__What is required__:
Take the material below and retype it in full; pictures are left out.
Start Source material
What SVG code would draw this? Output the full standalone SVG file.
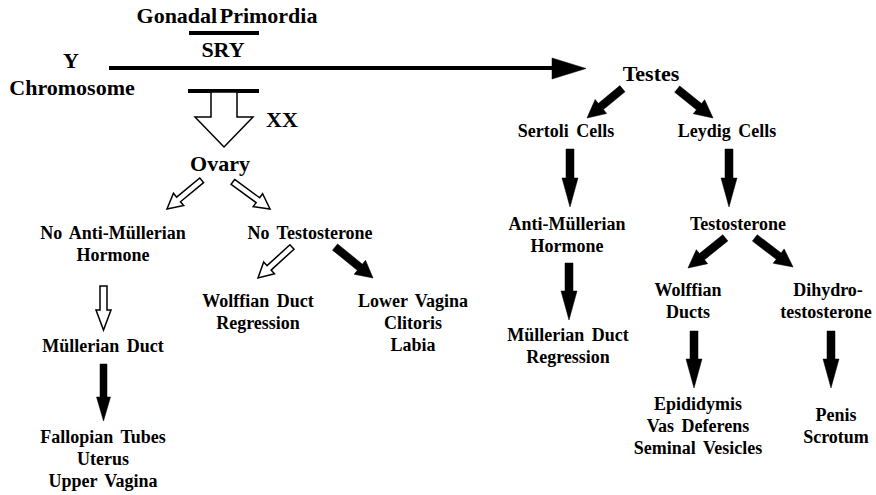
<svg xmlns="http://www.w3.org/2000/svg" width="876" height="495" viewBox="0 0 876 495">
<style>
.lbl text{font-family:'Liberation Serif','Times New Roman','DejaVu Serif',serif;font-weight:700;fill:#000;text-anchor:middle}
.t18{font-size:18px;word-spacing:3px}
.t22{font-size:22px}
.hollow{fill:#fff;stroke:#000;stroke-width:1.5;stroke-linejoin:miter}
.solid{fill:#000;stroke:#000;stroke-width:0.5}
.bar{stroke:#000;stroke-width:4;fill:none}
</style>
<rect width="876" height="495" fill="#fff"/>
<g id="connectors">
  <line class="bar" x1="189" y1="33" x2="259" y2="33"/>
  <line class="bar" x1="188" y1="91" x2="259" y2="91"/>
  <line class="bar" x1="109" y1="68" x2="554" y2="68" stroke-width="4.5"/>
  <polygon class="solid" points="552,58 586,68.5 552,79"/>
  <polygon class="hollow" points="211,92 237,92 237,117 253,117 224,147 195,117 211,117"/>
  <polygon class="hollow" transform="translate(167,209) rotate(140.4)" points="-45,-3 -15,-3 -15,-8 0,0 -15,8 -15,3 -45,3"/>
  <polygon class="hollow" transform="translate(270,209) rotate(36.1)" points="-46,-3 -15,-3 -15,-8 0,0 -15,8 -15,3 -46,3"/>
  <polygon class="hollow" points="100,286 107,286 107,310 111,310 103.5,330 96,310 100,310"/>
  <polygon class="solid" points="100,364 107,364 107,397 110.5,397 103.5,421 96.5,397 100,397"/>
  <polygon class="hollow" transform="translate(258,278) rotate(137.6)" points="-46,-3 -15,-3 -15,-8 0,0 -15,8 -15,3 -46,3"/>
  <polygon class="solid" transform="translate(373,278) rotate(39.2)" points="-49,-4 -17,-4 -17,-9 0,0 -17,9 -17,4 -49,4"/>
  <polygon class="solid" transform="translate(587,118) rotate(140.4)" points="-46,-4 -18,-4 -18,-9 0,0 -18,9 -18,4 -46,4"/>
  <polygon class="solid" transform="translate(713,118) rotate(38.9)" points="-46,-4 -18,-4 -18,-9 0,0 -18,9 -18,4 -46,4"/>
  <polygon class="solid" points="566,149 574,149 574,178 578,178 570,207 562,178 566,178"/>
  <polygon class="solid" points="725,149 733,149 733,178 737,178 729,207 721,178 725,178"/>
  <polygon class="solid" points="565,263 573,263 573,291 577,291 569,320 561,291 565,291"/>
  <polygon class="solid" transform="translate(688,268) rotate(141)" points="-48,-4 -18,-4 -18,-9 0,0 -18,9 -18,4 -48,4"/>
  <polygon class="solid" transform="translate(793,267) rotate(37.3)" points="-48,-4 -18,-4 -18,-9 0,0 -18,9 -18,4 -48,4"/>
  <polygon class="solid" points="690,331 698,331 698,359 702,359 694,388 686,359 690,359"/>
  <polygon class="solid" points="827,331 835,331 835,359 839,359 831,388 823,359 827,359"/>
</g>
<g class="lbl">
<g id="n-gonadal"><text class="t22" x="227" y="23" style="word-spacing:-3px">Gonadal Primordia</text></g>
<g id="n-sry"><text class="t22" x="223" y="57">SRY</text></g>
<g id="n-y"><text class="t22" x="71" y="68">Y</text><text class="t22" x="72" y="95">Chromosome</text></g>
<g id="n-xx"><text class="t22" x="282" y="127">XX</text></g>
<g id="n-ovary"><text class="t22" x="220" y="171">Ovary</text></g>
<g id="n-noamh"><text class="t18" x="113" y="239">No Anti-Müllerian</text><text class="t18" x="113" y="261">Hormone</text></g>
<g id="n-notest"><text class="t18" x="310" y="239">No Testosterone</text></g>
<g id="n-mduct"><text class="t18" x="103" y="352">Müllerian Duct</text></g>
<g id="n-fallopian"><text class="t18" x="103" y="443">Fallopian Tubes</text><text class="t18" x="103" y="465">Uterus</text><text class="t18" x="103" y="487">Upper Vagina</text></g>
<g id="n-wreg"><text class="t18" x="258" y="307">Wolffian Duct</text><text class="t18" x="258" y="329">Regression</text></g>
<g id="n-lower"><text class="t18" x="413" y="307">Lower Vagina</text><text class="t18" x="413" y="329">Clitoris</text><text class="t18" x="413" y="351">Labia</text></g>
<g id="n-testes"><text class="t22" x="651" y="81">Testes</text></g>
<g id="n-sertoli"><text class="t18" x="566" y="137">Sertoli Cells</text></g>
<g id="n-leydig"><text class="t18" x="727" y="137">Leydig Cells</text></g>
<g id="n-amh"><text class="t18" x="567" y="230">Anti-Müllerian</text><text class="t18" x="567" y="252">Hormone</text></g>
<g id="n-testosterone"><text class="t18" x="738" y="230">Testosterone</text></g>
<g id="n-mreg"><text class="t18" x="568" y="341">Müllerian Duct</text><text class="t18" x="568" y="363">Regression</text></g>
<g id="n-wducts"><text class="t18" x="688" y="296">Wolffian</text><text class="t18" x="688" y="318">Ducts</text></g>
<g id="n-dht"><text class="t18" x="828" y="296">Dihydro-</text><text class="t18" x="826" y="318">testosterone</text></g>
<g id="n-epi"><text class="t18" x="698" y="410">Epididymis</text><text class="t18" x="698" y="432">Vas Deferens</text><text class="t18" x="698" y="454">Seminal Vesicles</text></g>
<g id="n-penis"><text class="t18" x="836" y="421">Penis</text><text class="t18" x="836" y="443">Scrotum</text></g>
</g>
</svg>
End Source material
__Response below__:
What SVG code would draw this? Output the full standalone SVG file.
<svg xmlns="http://www.w3.org/2000/svg" width="876" height="495" viewBox="0 0 876 495">
<style>
.lbl text{font-family:'Liberation Serif','Times New Roman','DejaVu Serif',serif;font-weight:700;fill:#000;text-anchor:middle}
.t18{font-size:18px;word-spacing:3px}
.t22{font-size:22px}
.hollow{fill:#fff;stroke:#000;stroke-width:1.5;stroke-linejoin:miter}
.solid{fill:#000;stroke:#000;stroke-width:0.5}
.bar{stroke:#000;stroke-width:4;fill:none}
</style>
<rect width="876" height="495" fill="#fff"/>
<g id="connectors">
  <line class="bar" x1="189" y1="33" x2="259" y2="33"/>
  <line class="bar" x1="188" y1="91" x2="259" y2="91"/>
  <line class="bar" x1="109" y1="68" x2="554" y2="68" stroke-width="4.5"/>
  <polygon class="solid" points="552,58 586,68.5 552,79"/>
  <polygon class="hollow" points="211,92 237,92 237,117 253,117 224,147 195,117 211,117"/>
  <polygon class="hollow" transform="translate(167,209) rotate(140.4)" points="-45,-3 -15,-3 -15,-8 0,0 -15,8 -15,3 -45,3"/>
  <polygon class="hollow" transform="translate(270,209) rotate(36.1)" points="-46,-3 -15,-3 -15,-8 0,0 -15,8 -15,3 -46,3"/>
  <polygon class="hollow" points="100,286 107,286 107,310 111,310 103.5,330 96,310 100,310"/>
  <polygon class="solid" points="100,364 107,364 107,397 110.5,397 103.5,421 96.5,397 100,397"/>
  <polygon class="hollow" transform="translate(258,278) rotate(137.6)" points="-46,-3 -15,-3 -15,-8 0,0 -15,8 -15,3 -46,3"/>
  <polygon class="solid" transform="translate(373,278) rotate(39.2)" points="-49,-4 -17,-4 -17,-9 0,0 -17,9 -17,4 -49,4"/>
  <polygon class="solid" transform="translate(587,118) rotate(140.4)" points="-46,-4 -18,-4 -18,-9 0,0 -18,9 -18,4 -46,4"/>
  <polygon class="solid" transform="translate(713,118) rotate(38.9)" points="-46,-4 -18,-4 -18,-9 0,0 -18,9 -18,4 -46,4"/>
  <polygon class="solid" points="566,149 574,149 574,178 578,178 570,207 562,178 566,178"/>
  <polygon class="solid" points="725,149 733,149 733,178 737,178 729,207 721,178 725,178"/>
  <polygon class="solid" points="565,263 573,263 573,291 577,291 569,320 561,291 565,291"/>
  <polygon class="solid" transform="translate(688,268) rotate(141)" points="-48,-4 -18,-4 -18,-9 0,0 -18,9 -18,4 -48,4"/>
  <polygon class="solid" transform="translate(793,267) rotate(37.3)" points="-48,-4 -18,-4 -18,-9 0,0 -18,9 -18,4 -48,4"/>
  <polygon class="solid" points="690,331 698,331 698,359 702,359 694,388 686,359 690,359"/>
  <polygon class="solid" points="827,331 835,331 835,359 839,359 831,388 823,359 827,359"/>
</g>
<g class="lbl">
<g id="n-gonadal"><text class="t22" x="227" y="23" style="word-spacing:-3px">Gonadal Primordia</text></g>
<g id="n-sry"><text class="t22" x="223" y="57">SRY</text></g>
<g id="n-y"><text class="t22" x="71" y="68">Y</text><text class="t22" x="72" y="95">Chromosome</text></g>
<g id="n-xx"><text class="t22" x="282" y="127">XX</text></g>
<g id="n-ovary"><text class="t22" x="220" y="171">Ovary</text></g>
<g id="n-noamh"><text class="t18" x="113" y="239">No Anti-Müllerian</text><text class="t18" x="113" y="261">Hormone</text></g>
<g id="n-notest"><text class="t18" x="310" y="239">No Testosterone</text></g>
<g id="n-mduct"><text class="t18" x="103" y="352">Müllerian Duct</text></g>
<g id="n-fallopian"><text class="t18" x="103" y="443">Fallopian Tubes</text><text class="t18" x="103" y="465">Uterus</text><text class="t18" x="103" y="487">Upper Vagina</text></g>
<g id="n-wreg"><text class="t18" x="258" y="307">Wolffian Duct</text><text class="t18" x="258" y="329">Regression</text></g>
<g id="n-lower"><text class="t18" x="413" y="307">Lower Vagina</text><text class="t18" x="413" y="329">Clitoris</text><text class="t18" x="413" y="351">Labia</text></g>
<g id="n-testes"><text class="t22" x="651" y="81">Testes</text></g>
<g id="n-sertoli"><text class="t18" x="566" y="137">Sertoli Cells</text></g>
<g id="n-leydig"><text class="t18" x="727" y="137">Leydig Cells</text></g>
<g id="n-amh"><text class="t18" x="567" y="230">Anti-Müllerian</text><text class="t18" x="567" y="252">Hormone</text></g>
<g id="n-testosterone"><text class="t18" x="738" y="230">Testosterone</text></g>
<g id="n-mreg"><text class="t18" x="568" y="341">Müllerian Duct</text><text class="t18" x="568" y="363">Regression</text></g>
<g id="n-wducts"><text class="t18" x="688" y="296">Wolffian</text><text class="t18" x="688" y="318">Ducts</text></g>
<g id="n-dht"><text class="t18" x="828" y="296">Dihydro-</text><text class="t18" x="826" y="318">testosterone</text></g>
<g id="n-epi"><text class="t18" x="698" y="410">Epididymis</text><text class="t18" x="698" y="432">Vas Deferens</text><text class="t18" x="698" y="454">Seminal Vesicles</text></g>
<g id="n-penis"><text class="t18" x="836" y="421">Penis</text><text class="t18" x="836" y="443">Scrotum</text></g>
</g>
</svg>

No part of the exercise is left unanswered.